#### PROBLEM TO SOLVE:
Quote the whole listing exactly. Leave the pictures out of your copy.

#### RECORDS FOR THE EXERCISE:
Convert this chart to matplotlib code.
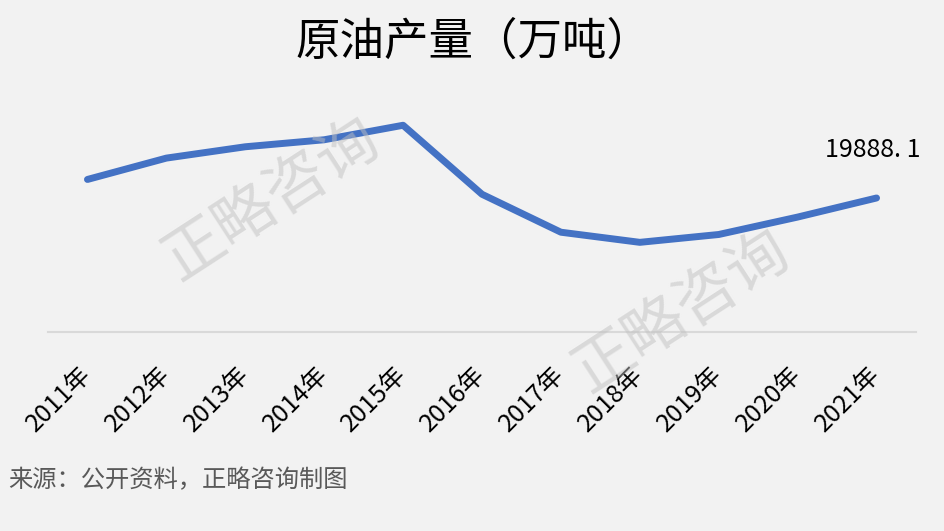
import matplotlib
matplotlib.use('Agg')
import matplotlib.pyplot as plt

plt.rcParams['font.family'] = ['Noto Sans CJK SC', 'DejaVu Sans']

# 数据
years = ['2011年', '2012年', '2013年', '2014年', '2015年', '2016年',
         '2017年', '2018年', '2019年', '2020年', '2021年']
output = [20287.6, 20747.8, 20991.9, 21142.9, 21455.6, 19968.5,
          19150.6, 18932.4, 19101.4, 19476.9, 19888.1]
last_label = '19888. 1'

bg = '#f2f2f2'
fig = plt.figure(figsize=(9.44, 5.31), dpi=100, facecolor=bg)
ax = fig.add_axes([48/944, 1-332/531, (916-48)/944, (332-100)/531], facecolor=bg)

x = list(range(len(years)))
ax.plot(x, output, color='#4472c4', linewidth=5, solid_joinstyle='round',
        solid_capstyle='round', zorder=3)

ax.set_xlim(-0.5, len(years) - 0.5)
ax.set_ylim(17000, 22000)

for s in ['top', 'right', 'left']:
    ax.spines[s].set_visible(False)
ax.spines['bottom'].set_color('#d9d9d9')
ax.spines['bottom'].set_linewidth(1.5)
ax.set_yticks([])
ax.set_xticks(x)
ax.set_xticklabels(years, rotation=45, ha='right', va='center',
                   rotation_mode='anchor', fontsize=18, color='#000000')
ax.tick_params(axis='x', length=0, pad=28)

# 最后一个点的数据标签
ax.annotate(last_label, (x[-1], output[-1]), xytext=(-3, 25),
            textcoords='offset points', ha='center', va='bottom',
            fontsize=18, color='#000000')

fig.text(473/944, 1-42/531, '原油产量（万吨）', ha='center', va='center',
         fontsize=32, color='#000000')

fig.text(8/944, 1-480/531, '来源：公开资料，正略咨询制图', ha='left', va='center',
         fontsize=17.5, color='#595959')

# 水印
for cx, cy in [(272, 200), (682, 312)]:
    fig.text(cx/944, 1-cy/531, '正略咨询', ha='center', va='center',
             fontsize=44, color='#c0c0c0', alpha=0.5, rotation=33,
             zorder=5)

fig.savefig('out.png', dpi=100, facecolor=bg)
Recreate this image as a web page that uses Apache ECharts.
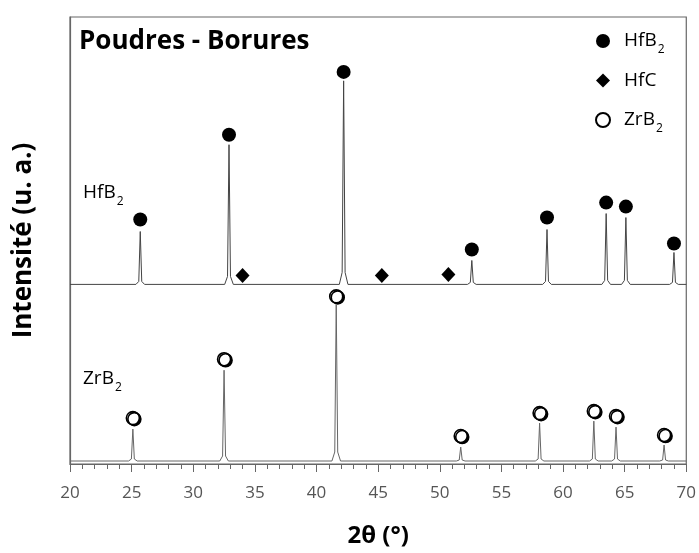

#### WORKED SOLUTION:
Convert this chart to matplotlib code.
import matplotlib
matplotlib.use('Agg')
import matplotlib.pyplot as plt

plt.rcParams['font.family'] = ['Noto Sans CJK SC', 'DejaVu Sans']

# 数据
years = ['2011年', '2012年', '2013年', '2014年', '2015年', '2016年',
         '2017年', '2018年', '2019年', '2020年', '2021年']
output = [20287.6, 20747.8, 20991.9, 21142.9, 21455.6, 19968.5,
          19150.6, 18932.4, 19101.4, 19476.9, 19888.1]
last_label = '19888. 1'

bg = '#f2f2f2'
fig = plt.figure(figsize=(9.44, 5.31), dpi=100, facecolor=bg)
ax = fig.add_axes([48/944, 1-332/531, (916-48)/944, (332-100)/531], facecolor=bg)

x = list(range(len(years)))
ax.plot(x, output, color='#4472c4', linewidth=5, solid_joinstyle='round',
        solid_capstyle='round', zorder=3)

ax.set_xlim(-0.5, len(years) - 0.5)
ax.set_ylim(17000, 22000)

for s in ['top', 'right', 'left']:
    ax.spines[s].set_visible(False)
ax.spines['bottom'].set_color('#d9d9d9')
ax.spines['bottom'].set_linewidth(1.5)
ax.set_yticks([])
ax.set_xticks(x)
ax.set_xticklabels(years, rotation=45, ha='right', va='center',
                   rotation_mode='anchor', fontsize=18, color='#000000')
ax.tick_params(axis='x', length=0, pad=28)

# 最后一个点的数据标签
ax.annotate(last_label, (x[-1], output[-1]), xytext=(-3, 25),
            textcoords='offset points', ha='center', va='bottom',
            fontsize=18, color='#000000')

fig.text(473/944, 1-42/531, '原油产量（万吨）', ha='center', va='center',
         fontsize=32, color='#000000')

fig.text(8/944, 1-480/531, '来源：公开资料，正略咨询制图', ha='left', va='center',
         fontsize=17.5, color='#595959')

# 水印
for cx, cy in [(272, 200), (682, 312)]:
    fig.text(cx/944, 1-cy/531, '正略咨询', ha='center', va='center',
             fontsize=44, color='#c0c0c0', alpha=0.5, rotation=33,
             zorder=5)

fig.savefig('out.png', dpi=100, facecolor=bg)
Recreate this image as a web page that uses Apache ECharts.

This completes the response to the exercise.